What you are asked to do:
Leave out the pictures and copy every record exactly.

(Entries with chart source code)
--------

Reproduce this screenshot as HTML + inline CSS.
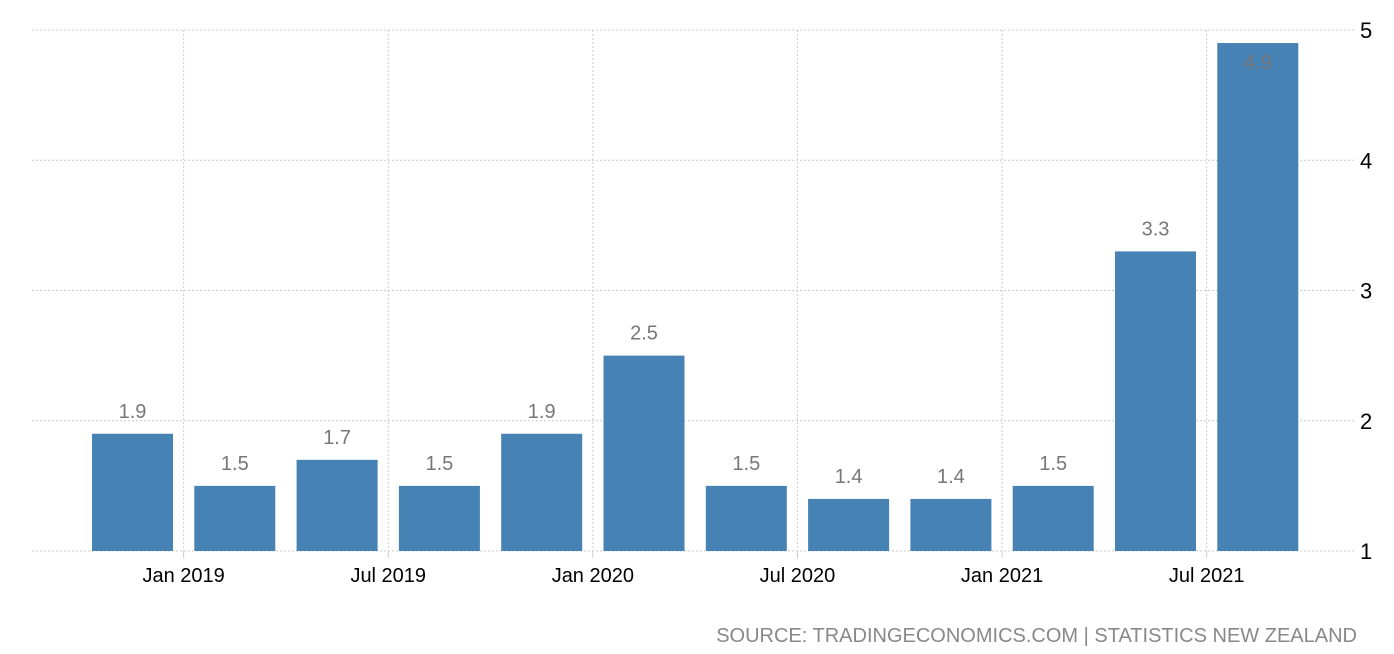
<!DOCTYPE html>
<html><head><meta charset="utf-8"><style>
body{margin:0;background:#fff;}
svg{display:block;font-family:"Liberation Sans","DejaVu Sans",sans-serif;}
</style></head><body>
<svg id="c" width="1394" height="654"></svg>
<script>
const categories=["Oct 2018","Jan 2019","Apr 2019","Jul 2019","Oct 2019","Jan 2020","Apr 2020","Jul 2020","Oct 2020","Jan 2021","Apr 2021","Jul 2021"];
const values=[1.9,1.5,1.7,1.5,1.9,2.5,1.5,1.4,1.4,1.5,3.3,4.9];
const yTicks=[1,2,3,4,5];
const xTickLabels=["Jan 2019","Jul 2019","Jan 2020","Jul 2020","Jan 2021","Jul 2021"];
const xTickIdx=[0.5,2.5,4.5,6.5,8.5,10.5];
const NS="http://www.w3.org/2000/svg";
const svg=document.getElementById('c');
const y=v=>551-(v-1)*130.25;
const x=i=>132.5+i*102.3;
const bw=81;
function mk(t,a,p){const e=document.createElementNS(NS,t);for(const k in a)e.setAttribute(k,a[k]);(p||svg).appendChild(e);return e;}
yTicks.forEach(v=>{
 const l=mk('line',{x1:32,x2:1356,y1:y(v),y2:y(v),stroke:'#ccc','stroke-dasharray':'2,2'});
 
 
 const t=mk('text',{x:1360,y:y(v)+8,'font-size':22,fill:'#000'});t.textContent=v;
 
 
});
xTickIdx.forEach((ix,k)=>{
 const px=x(ix);
 const l=mk('line',{x1:px,x2:px,y1:30,y2:551,stroke:'#ccc','stroke-dasharray':'2,2'});
 
 
 const tk=mk('line',{x1:px,x2:px,y1:551,y2:558,stroke:'#ccc'});
 
 
 const t=mk('text',{x:px,y:582,'font-size':20,fill:'#000','text-anchor':'middle'});t.textContent=xTickLabels[k];
 
 
});
values.forEach((v,i)=>{
 const r=mk('rect',{x:x(i)-bw/2,y:y(v),width:bw,height:551-y(v),fill:'#4682b4'});
 
 
 const inside=y(v)<60;
 const t=mk('text',{x:x(i),y:inside?y(v)+26:y(v)-16,'font-size':20,fill:'#777','text-anchor':'middle'});
 t.textContent=v.toFixed(1);
 
 
});
const s=mk('text',{x:1357,y:642,'font-size':20,fill:'#888','text-anchor':'end'});
s.textContent="SOURCE: TRADINGECONOMICS.COM | STATISTICS NEW ZEALAND";


</script>
</body></html>
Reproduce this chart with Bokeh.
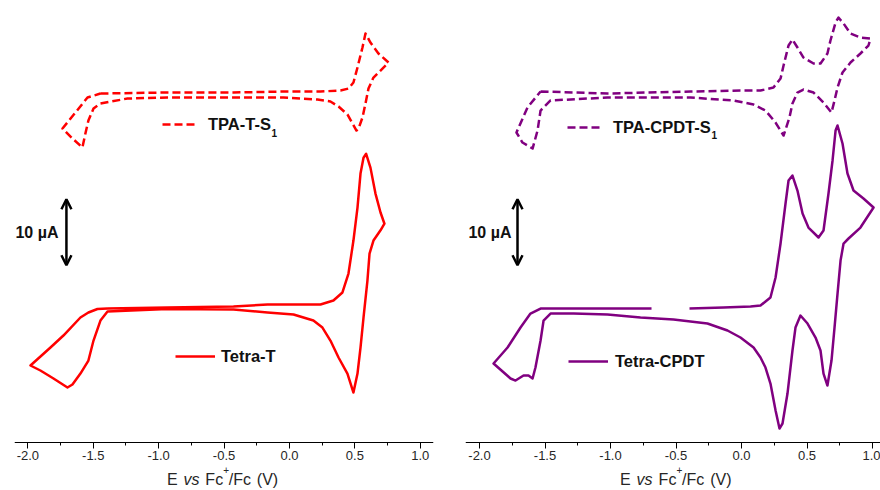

--------

Output of the task:
Reproduce this screenshot as HTML + inline CSS.
<!DOCTYPE html>
<html><head><meta charset="utf-8"><style>
body{margin:0;background:#fff;}
svg{display:block;font-family:"Liberation Sans","DejaVu Sans",sans-serif;}
</style></head><body>
<svg id="c" width="1394" height="654"></svg>
<script>
const categories=["Oct 2018","Jan 2019","Apr 2019","Jul 2019","Oct 2019","Jan 2020","Apr 2020","Jul 2020","Oct 2020","Jan 2021","Apr 2021","Jul 2021"];
const values=[1.9,1.5,1.7,1.5,1.9,2.5,1.5,1.4,1.4,1.5,3.3,4.9];
const yTicks=[1,2,3,4,5];
const xTickLabels=["Jan 2019","Jul 2019","Jan 2020","Jul 2020","Jan 2021","Jul 2021"];
const xTickIdx=[0.5,2.5,4.5,6.5,8.5,10.5];
const NS="http://www.w3.org/2000/svg";
const svg=document.getElementById('c');
const y=v=>551-(v-1)*130.25;
const x=i=>132.5+i*102.3;
const bw=81;
function mk(t,a,p){const e=document.createElementNS(NS,t);for(const k in a)e.setAttribute(k,a[k]);(p||svg).appendChild(e);return e;}
yTicks.forEach(v=>{
 const l=mk('line',{x1:32,x2:1356,y1:y(v),y2:y(v),stroke:'#ccc','stroke-dasharray':'2,2'});
 
 
 const t=mk('text',{x:1360,y:y(v)+8,'font-size':22,fill:'#000'});t.textContent=v;
 
 
});
xTickIdx.forEach((ix,k)=>{
 const px=x(ix);
 const l=mk('line',{x1:px,x2:px,y1:30,y2:551,stroke:'#ccc','stroke-dasharray':'2,2'});
 
 
 const tk=mk('line',{x1:px,x2:px,y1:551,y2:558,stroke:'#ccc'});
 
 
 const t=mk('text',{x:px,y:582,'font-size':20,fill:'#000','text-anchor':'middle'});t.textContent=xTickLabels[k];
 
 
});
values.forEach((v,i)=>{
 const r=mk('rect',{x:x(i)-bw/2,y:y(v),width:bw,height:551-y(v),fill:'#4682b4'});
 
 
 const inside=y(v)<60;
 const t=mk('text',{x:x(i),y:inside?y(v)+26:y(v)-16,'font-size':20,fill:'#777','text-anchor':'middle'});
 t.textContent=v.toFixed(1);
 
 
});
const s=mk('text',{x:1357,y:642,'font-size':20,fill:'#888','text-anchor':'end'});
s.textContent="SOURCE: TRADINGECONOMICS.COM | STATISTICS NEW ZEALAND";


</script>
</body></html>
Reproduce this chart with Bokeh.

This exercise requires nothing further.